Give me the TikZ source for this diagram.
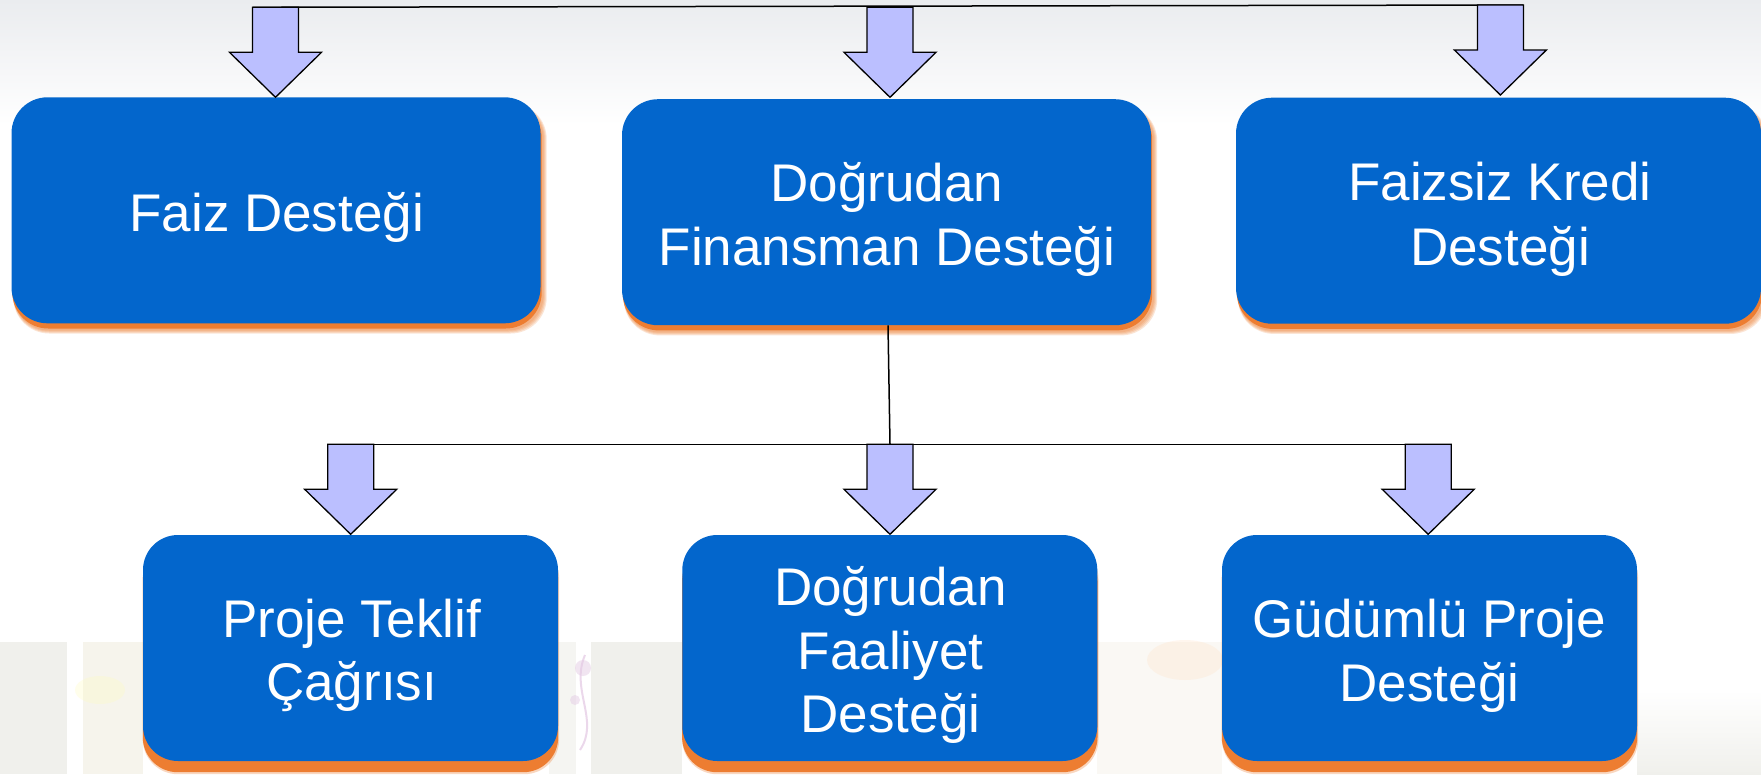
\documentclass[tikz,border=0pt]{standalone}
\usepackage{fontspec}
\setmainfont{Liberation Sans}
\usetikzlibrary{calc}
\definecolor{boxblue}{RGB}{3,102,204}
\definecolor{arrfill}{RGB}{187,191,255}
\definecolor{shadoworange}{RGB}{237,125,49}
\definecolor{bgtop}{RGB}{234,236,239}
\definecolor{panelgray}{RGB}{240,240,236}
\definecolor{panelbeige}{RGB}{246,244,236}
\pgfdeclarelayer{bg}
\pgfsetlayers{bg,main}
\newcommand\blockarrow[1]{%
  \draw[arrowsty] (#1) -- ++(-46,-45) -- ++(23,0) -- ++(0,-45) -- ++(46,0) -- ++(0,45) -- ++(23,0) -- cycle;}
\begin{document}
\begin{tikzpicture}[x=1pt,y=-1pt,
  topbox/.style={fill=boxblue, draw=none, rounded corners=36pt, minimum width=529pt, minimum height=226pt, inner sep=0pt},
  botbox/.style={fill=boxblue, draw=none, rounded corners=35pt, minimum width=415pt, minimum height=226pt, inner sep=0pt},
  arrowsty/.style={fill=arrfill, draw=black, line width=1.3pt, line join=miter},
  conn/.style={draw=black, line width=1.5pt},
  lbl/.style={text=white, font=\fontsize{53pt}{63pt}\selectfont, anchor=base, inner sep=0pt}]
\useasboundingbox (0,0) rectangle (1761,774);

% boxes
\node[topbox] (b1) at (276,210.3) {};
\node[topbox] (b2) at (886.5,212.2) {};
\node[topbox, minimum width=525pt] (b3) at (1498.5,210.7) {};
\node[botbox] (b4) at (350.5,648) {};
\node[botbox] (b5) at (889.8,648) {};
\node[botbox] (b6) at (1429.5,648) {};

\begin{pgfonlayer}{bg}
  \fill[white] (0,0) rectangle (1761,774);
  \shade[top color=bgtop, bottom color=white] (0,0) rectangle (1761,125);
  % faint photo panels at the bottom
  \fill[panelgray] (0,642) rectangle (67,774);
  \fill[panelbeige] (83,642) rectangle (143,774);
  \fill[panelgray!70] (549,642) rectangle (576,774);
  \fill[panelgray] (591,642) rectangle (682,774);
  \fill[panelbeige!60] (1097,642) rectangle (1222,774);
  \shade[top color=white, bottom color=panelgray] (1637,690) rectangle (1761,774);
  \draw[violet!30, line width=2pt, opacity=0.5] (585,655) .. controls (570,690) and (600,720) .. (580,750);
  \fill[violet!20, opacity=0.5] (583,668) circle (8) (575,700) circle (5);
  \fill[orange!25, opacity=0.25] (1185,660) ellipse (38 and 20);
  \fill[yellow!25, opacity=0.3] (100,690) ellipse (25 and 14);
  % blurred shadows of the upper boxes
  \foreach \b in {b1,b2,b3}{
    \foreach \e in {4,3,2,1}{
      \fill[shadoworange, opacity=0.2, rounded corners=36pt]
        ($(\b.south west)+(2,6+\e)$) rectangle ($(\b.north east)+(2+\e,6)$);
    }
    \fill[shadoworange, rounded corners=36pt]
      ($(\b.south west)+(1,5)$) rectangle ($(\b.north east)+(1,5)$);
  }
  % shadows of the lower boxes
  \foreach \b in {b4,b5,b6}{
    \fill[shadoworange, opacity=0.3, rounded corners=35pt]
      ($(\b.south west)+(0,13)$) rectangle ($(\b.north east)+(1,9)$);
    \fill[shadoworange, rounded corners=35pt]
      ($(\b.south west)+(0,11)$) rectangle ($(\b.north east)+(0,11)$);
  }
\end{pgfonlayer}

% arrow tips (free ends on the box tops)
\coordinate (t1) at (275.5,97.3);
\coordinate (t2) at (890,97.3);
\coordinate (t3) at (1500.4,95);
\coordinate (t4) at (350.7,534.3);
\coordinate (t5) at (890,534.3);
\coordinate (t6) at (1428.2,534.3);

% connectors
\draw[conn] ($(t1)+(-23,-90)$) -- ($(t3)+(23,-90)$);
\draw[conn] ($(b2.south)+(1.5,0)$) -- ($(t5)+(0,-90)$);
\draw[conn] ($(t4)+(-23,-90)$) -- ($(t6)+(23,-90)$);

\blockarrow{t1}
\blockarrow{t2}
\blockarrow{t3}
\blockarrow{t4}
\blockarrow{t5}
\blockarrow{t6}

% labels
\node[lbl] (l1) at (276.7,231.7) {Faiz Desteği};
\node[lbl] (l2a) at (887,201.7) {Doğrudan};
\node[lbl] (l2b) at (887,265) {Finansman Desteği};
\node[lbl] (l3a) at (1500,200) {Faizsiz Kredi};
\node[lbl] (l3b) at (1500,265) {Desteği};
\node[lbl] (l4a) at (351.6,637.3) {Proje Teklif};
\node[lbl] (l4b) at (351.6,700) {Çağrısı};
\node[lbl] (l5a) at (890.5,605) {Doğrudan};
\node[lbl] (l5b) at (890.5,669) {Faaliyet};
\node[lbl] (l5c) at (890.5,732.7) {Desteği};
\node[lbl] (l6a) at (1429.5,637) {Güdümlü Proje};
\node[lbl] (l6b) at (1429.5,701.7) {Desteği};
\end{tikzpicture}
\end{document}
◆ ◆ ◆ ◆ ◆ ◆ ◆
[Given exercise]:
Copy nothing but the lines from the top of the material through the line holding "(b6) at (1429.5,648)", exactly as written; omit pictures.

[Solution for this problem]:
Give me the TikZ source for this diagram.
\documentclass[tikz,border=0pt]{standalone}
\usepackage{fontspec}
\setmainfont{Liberation Sans}
\usetikzlibrary{calc}
\definecolor{boxblue}{RGB}{3,102,204}
\definecolor{arrfill}{RGB}{187,191,255}
\definecolor{shadoworange}{RGB}{237,125,49}
\definecolor{bgtop}{RGB}{234,236,239}
\definecolor{panelgray}{RGB}{240,240,236}
\definecolor{panelbeige}{RGB}{246,244,236}
\pgfdeclarelayer{bg}
\pgfsetlayers{bg,main}
\newcommand\blockarrow[1]{%
  \draw[arrowsty] (#1) -- ++(-46,-45) -- ++(23,0) -- ++(0,-45) -- ++(46,0) -- ++(0,45) -- ++(23,0) -- cycle;}
\begin{document}
\begin{tikzpicture}[x=1pt,y=-1pt,
  topbox/.style={fill=boxblue, draw=none, rounded corners=36pt, minimum width=529pt, minimum height=226pt, inner sep=0pt},
  botbox/.style={fill=boxblue, draw=none, rounded corners=35pt, minimum width=415pt, minimum height=226pt, inner sep=0pt},
  arrowsty/.style={fill=arrfill, draw=black, line width=1.3pt, line join=miter},
  conn/.style={draw=black, line width=1.5pt},
  lbl/.style={text=white, font=\fontsize{53pt}{63pt}\selectfont, anchor=base, inner sep=0pt}]
\useasboundingbox (0,0) rectangle (1761,774);

% boxes
\node[topbox] (b1) at (276,210.3) {};
\node[topbox] (b2) at (886.5,212.2) {};
\node[topbox, minimum width=525pt] (b3) at (1498.5,210.7) {};
\node[botbox] (b4) at (350.5,648) {};
\node[botbox] (b5) at (889.8,648) {};
\node[botbox] (b6) at (1429.5,648) {};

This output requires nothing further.